# Data extract

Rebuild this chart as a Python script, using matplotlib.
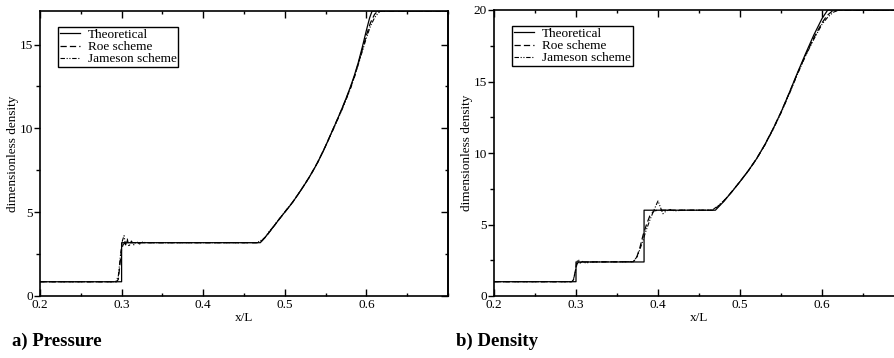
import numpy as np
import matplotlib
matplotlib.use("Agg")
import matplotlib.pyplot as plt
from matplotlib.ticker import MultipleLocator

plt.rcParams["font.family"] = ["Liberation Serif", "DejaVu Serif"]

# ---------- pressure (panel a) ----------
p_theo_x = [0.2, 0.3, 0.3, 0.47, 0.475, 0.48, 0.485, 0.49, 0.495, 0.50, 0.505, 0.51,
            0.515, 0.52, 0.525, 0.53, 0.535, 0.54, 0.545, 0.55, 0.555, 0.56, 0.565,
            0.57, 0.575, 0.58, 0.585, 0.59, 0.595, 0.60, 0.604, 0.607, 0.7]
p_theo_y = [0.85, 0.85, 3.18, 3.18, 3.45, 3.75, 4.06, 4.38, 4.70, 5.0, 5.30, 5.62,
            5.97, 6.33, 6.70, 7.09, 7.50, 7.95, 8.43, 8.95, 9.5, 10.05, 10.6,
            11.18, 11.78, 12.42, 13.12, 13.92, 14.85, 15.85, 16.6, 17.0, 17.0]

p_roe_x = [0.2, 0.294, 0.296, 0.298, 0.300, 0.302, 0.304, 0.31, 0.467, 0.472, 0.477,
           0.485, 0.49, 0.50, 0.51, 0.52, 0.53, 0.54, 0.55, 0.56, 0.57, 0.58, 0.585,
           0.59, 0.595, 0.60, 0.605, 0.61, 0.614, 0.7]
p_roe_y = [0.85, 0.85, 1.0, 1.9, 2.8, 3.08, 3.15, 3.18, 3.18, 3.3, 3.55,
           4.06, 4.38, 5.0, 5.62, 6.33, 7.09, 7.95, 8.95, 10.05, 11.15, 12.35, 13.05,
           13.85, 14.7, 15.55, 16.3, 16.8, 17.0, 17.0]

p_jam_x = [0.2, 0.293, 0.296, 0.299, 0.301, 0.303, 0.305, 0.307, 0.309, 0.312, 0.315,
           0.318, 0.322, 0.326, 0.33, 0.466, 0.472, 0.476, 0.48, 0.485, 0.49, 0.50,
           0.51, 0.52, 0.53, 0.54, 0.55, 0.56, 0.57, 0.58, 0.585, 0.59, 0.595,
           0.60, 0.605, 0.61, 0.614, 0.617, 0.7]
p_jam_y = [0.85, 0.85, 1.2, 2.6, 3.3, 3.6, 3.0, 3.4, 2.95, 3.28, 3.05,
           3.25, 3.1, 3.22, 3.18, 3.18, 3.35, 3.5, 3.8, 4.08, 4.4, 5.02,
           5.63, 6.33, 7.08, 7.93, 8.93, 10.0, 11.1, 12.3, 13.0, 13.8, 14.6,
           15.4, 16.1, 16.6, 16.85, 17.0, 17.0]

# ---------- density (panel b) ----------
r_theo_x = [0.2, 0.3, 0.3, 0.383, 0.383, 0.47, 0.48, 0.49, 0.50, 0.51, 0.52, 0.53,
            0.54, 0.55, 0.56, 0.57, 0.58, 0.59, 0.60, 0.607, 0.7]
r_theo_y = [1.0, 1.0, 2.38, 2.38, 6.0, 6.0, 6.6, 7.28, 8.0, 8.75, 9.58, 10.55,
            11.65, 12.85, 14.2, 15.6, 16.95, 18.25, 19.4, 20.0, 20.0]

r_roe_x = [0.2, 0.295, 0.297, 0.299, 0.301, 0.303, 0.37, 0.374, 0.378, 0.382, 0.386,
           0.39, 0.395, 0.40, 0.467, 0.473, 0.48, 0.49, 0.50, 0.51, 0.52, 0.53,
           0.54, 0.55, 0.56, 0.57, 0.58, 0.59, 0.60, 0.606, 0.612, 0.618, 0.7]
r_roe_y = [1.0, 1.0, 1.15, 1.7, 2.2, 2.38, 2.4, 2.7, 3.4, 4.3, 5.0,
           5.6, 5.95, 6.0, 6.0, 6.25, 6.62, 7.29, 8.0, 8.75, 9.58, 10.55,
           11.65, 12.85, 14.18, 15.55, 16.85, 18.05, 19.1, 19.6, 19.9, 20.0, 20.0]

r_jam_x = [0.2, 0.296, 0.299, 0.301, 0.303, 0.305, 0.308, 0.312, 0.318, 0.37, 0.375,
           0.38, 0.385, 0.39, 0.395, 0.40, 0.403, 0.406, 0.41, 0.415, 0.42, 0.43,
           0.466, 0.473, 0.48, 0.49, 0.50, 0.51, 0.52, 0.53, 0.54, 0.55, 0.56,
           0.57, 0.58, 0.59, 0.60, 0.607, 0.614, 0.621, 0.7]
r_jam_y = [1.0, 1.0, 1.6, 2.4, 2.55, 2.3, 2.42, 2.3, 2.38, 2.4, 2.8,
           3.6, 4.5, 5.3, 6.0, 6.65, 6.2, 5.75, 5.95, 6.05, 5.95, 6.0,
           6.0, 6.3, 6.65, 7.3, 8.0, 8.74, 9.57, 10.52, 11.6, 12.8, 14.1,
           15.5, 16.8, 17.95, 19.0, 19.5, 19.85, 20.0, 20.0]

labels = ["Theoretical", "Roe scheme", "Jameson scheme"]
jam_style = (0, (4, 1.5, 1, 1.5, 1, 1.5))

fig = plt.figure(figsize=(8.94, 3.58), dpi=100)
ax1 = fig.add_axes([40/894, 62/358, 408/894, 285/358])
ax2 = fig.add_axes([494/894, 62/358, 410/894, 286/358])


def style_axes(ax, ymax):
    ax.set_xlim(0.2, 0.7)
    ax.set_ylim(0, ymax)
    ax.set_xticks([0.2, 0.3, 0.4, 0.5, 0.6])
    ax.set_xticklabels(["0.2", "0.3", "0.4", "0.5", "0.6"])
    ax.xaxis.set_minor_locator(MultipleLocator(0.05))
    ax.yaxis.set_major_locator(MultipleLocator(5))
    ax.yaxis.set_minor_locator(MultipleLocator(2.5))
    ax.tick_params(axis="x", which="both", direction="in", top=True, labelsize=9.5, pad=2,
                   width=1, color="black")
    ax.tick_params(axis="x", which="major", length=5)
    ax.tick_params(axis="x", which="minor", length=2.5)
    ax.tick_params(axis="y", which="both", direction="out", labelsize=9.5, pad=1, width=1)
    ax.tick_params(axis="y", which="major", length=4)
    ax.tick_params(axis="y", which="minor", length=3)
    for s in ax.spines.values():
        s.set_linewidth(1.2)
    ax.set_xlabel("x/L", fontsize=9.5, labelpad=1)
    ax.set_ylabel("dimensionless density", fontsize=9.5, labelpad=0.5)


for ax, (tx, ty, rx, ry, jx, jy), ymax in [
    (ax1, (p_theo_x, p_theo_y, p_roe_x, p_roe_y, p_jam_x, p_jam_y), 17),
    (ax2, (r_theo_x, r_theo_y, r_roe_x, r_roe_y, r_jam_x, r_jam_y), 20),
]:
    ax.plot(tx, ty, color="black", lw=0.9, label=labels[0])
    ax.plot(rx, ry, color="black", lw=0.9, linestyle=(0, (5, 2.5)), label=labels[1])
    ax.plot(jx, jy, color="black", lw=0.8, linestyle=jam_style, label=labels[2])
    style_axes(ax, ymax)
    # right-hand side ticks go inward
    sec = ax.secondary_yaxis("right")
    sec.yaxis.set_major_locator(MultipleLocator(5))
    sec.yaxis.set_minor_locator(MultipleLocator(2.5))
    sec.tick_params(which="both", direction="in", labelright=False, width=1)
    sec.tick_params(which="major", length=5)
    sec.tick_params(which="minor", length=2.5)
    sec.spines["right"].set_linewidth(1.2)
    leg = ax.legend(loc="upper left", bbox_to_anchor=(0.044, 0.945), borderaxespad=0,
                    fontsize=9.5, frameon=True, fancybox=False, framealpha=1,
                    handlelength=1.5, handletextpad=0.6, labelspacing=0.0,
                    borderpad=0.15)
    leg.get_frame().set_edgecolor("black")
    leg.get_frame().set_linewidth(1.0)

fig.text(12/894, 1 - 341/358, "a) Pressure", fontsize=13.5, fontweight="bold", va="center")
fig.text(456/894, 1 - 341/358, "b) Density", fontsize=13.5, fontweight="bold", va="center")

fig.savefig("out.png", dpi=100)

# Set task
Extract the lines exactly, please: the first line of the listing, the line with "13.85, 14.7, 15.55, 16.3, 16.8, 17.0, 17.0]", and every line between them, but no pictures.

# Output below
Rebuild this chart as a Python script, using matplotlib.
import numpy as np
import matplotlib
matplotlib.use("Agg")
import matplotlib.pyplot as plt
from matplotlib.ticker import MultipleLocator

plt.rcParams["font.family"] = ["Liberation Serif", "DejaVu Serif"]

# ---------- pressure (panel a) ----------
p_theo_x = [0.2, 0.3, 0.3, 0.47, 0.475, 0.48, 0.485, 0.49, 0.495, 0.50, 0.505, 0.51,
            0.515, 0.52, 0.525, 0.53, 0.535, 0.54, 0.545, 0.55, 0.555, 0.56, 0.565,
            0.57, 0.575, 0.58, 0.585, 0.59, 0.595, 0.60, 0.604, 0.607, 0.7]
p_theo_y = [0.85, 0.85, 3.18, 3.18, 3.45, 3.75, 4.06, 4.38, 4.70, 5.0, 5.30, 5.62,
            5.97, 6.33, 6.70, 7.09, 7.50, 7.95, 8.43, 8.95, 9.5, 10.05, 10.6,
            11.18, 11.78, 12.42, 13.12, 13.92, 14.85, 15.85, 16.6, 17.0, 17.0]

p_roe_x = [0.2, 0.294, 0.296, 0.298, 0.300, 0.302, 0.304, 0.31, 0.467, 0.472, 0.477,
           0.485, 0.49, 0.50, 0.51, 0.52, 0.53, 0.54, 0.55, 0.56, 0.57, 0.58, 0.585,
           0.59, 0.595, 0.60, 0.605, 0.61, 0.614, 0.7]
p_roe_y = [0.85, 0.85, 1.0, 1.9, 2.8, 3.08, 3.15, 3.18, 3.18, 3.3, 3.55,
           4.06, 4.38, 5.0, 5.62, 6.33, 7.09, 7.95, 8.95, 10.05, 11.15, 12.35, 13.05,
           13.85, 14.7, 15.55, 16.3, 16.8, 17.0, 17.0]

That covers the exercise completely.